Too often it is the tomboy we rush to defend. To confess to your friends you were ‘girly’ in primary school is to invite sneers. The notion, the very hint you played the odd game of Mummies and Daddies, or dressed a Barbie, or privately ached for one of these when at primary school is very unfashionable. The excuse you were a child, that the game of Mummies and Daddies involved an awful lot of nudity and that Barbie games used to end in fits of laughter is not enough.
In all honesty, I am not convinced our definition of a tomboy is fixed. As a child (and as an adult) my knees bore many a scab (just as the scab was healing I would clumsily fall over and rescab it). All my friends were boys, and not just any boys. Boys with behavioural issues, to yell Lion-O’s catchphrase ‘HO!’ with. When I was caught vandalising the toilets with one of these boys I was expelled from nursery. My sister and I would ride our bikes for hours, build dens in the dirt. For my 6th or 7th birthday we got a pet rabbit each, after my habit of keeping beetles as pets in the red plastic saucepan from my play kitchen creeped everyone out. Was I a tomboy? Or does my play kitchen disqualify me?
Sometimes being a tomboy seems to just mean preferring male company (or boy company – keeping in mind I’m discussing children here). Sometimes it is simply a case of context; Jo March now would be described as a literary type with a temper. Sometimes tomboy is used because a young girl is displaying what many believe are lesbian qualities.
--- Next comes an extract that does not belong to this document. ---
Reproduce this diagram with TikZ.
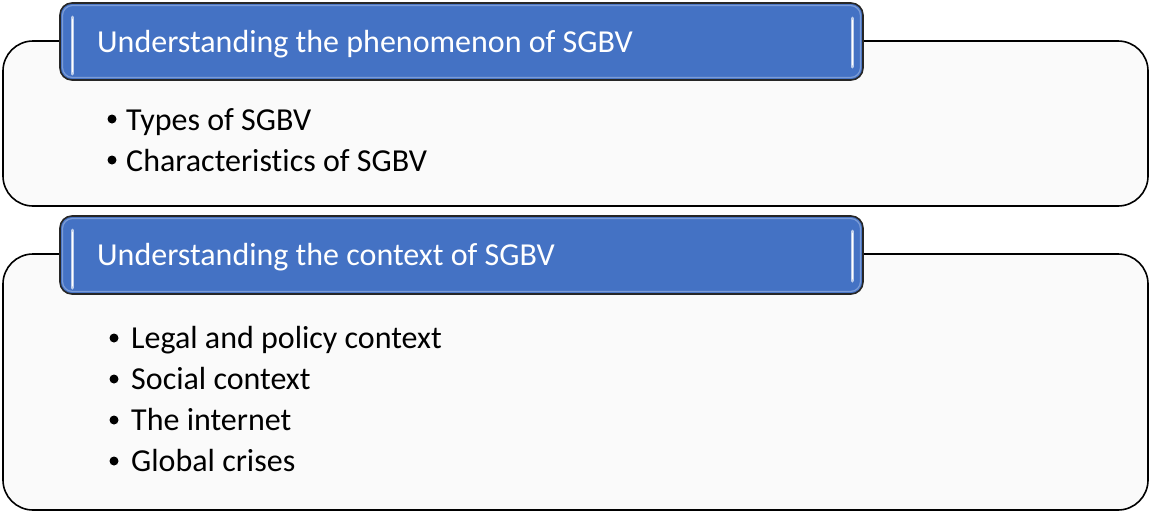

This is along the same lines of all gay men being of an artistic disposition and nonsense.
Without stirring the wrath of Pink Stinks, or dismissing tomboys I would like to defend some things dismissed as girly. By forbidding your daughter (or yourself) from enjoying such things you are giving the message that the masculine is both default and preferable. Not even that, you are making toys and activities masculine OR feminine. A little harsh for those who have not yet reached puberty. So how about a girly rethink -
Ballet. Let me tell you this: ballet is hard. Ballet means blood, sweat, tears and more blood. It means dancing on broken toes, training muscles to be incredibly strong and at no point(e) (HA! HA! ballet joke) allowing an audience to know you’re feeling a single twinge. This isn’t after school ballet; incidentally, don’t think you’ve been unintentionally putting Tequila and Rubella through hell every Tuesday after school. Those classes go no further than chastising their feet during the Good Toes, Bad Toes exercise. However, I lost every play-fight to my ballet dancing sister due to the training making her incredibly strong. The flexibility and muscularity gained also made her good at climbing trees.
Barbie. I’ve defended Barbie repeatedly on Squeamish Bikini now. This is because I feel like I might be talking into a Barbie sized megaphone. ‘Eurgh! Barbie will make your daughter hate her figure and skew her life goals’ I am informed. Look, I know there was that incident with the talking Barbie who said “Math is hard” but otherwise I’m pretty confident this lump of plastic does not have the ability to talk. Barbie’s a toy, a toy to play imaginary games with. In my Barbie world she was rather acerbic, Ken was slow and Princess Laura was a martyr to her IBS. If your kid’s doing it right then this doll drives a shoe, your kid does not discuss ambitions to drive a shoe when they are older. End of.
Make-up. I am not advocating parents who send their daughters to primary school with plucked brows and fake tan. If a woman or a girl is interested in make-up, let them be. Do you really want to deprive your child of Saturday afternoon make-up experimentation, only for the poor things to be starting with ‘blue eyeshadow up to the eyebrows’ at 18? No. If you catch them lingering wistfully over that item in the Argos catalogue it’s not necessarily a portent to WAG based ambitions or of societal pressure. It’s a suggestion they value the importance of a well-lit mirror. Play with make-up can involve creating disguises, which I imagine Anne would have been in charge of had it come to that for the Famous Five. They were famous after all.
So let’s not dismiss those who harbour a fondness for the girly. Or sneer at various things that fall under a frilled girly umbrella. The tomboy has her place, as does the girly girl. There is no set way to be a girl or a boy. That’s the joy of being a child, everybody’s welcome in the treehouse (except not, children can be so cruel).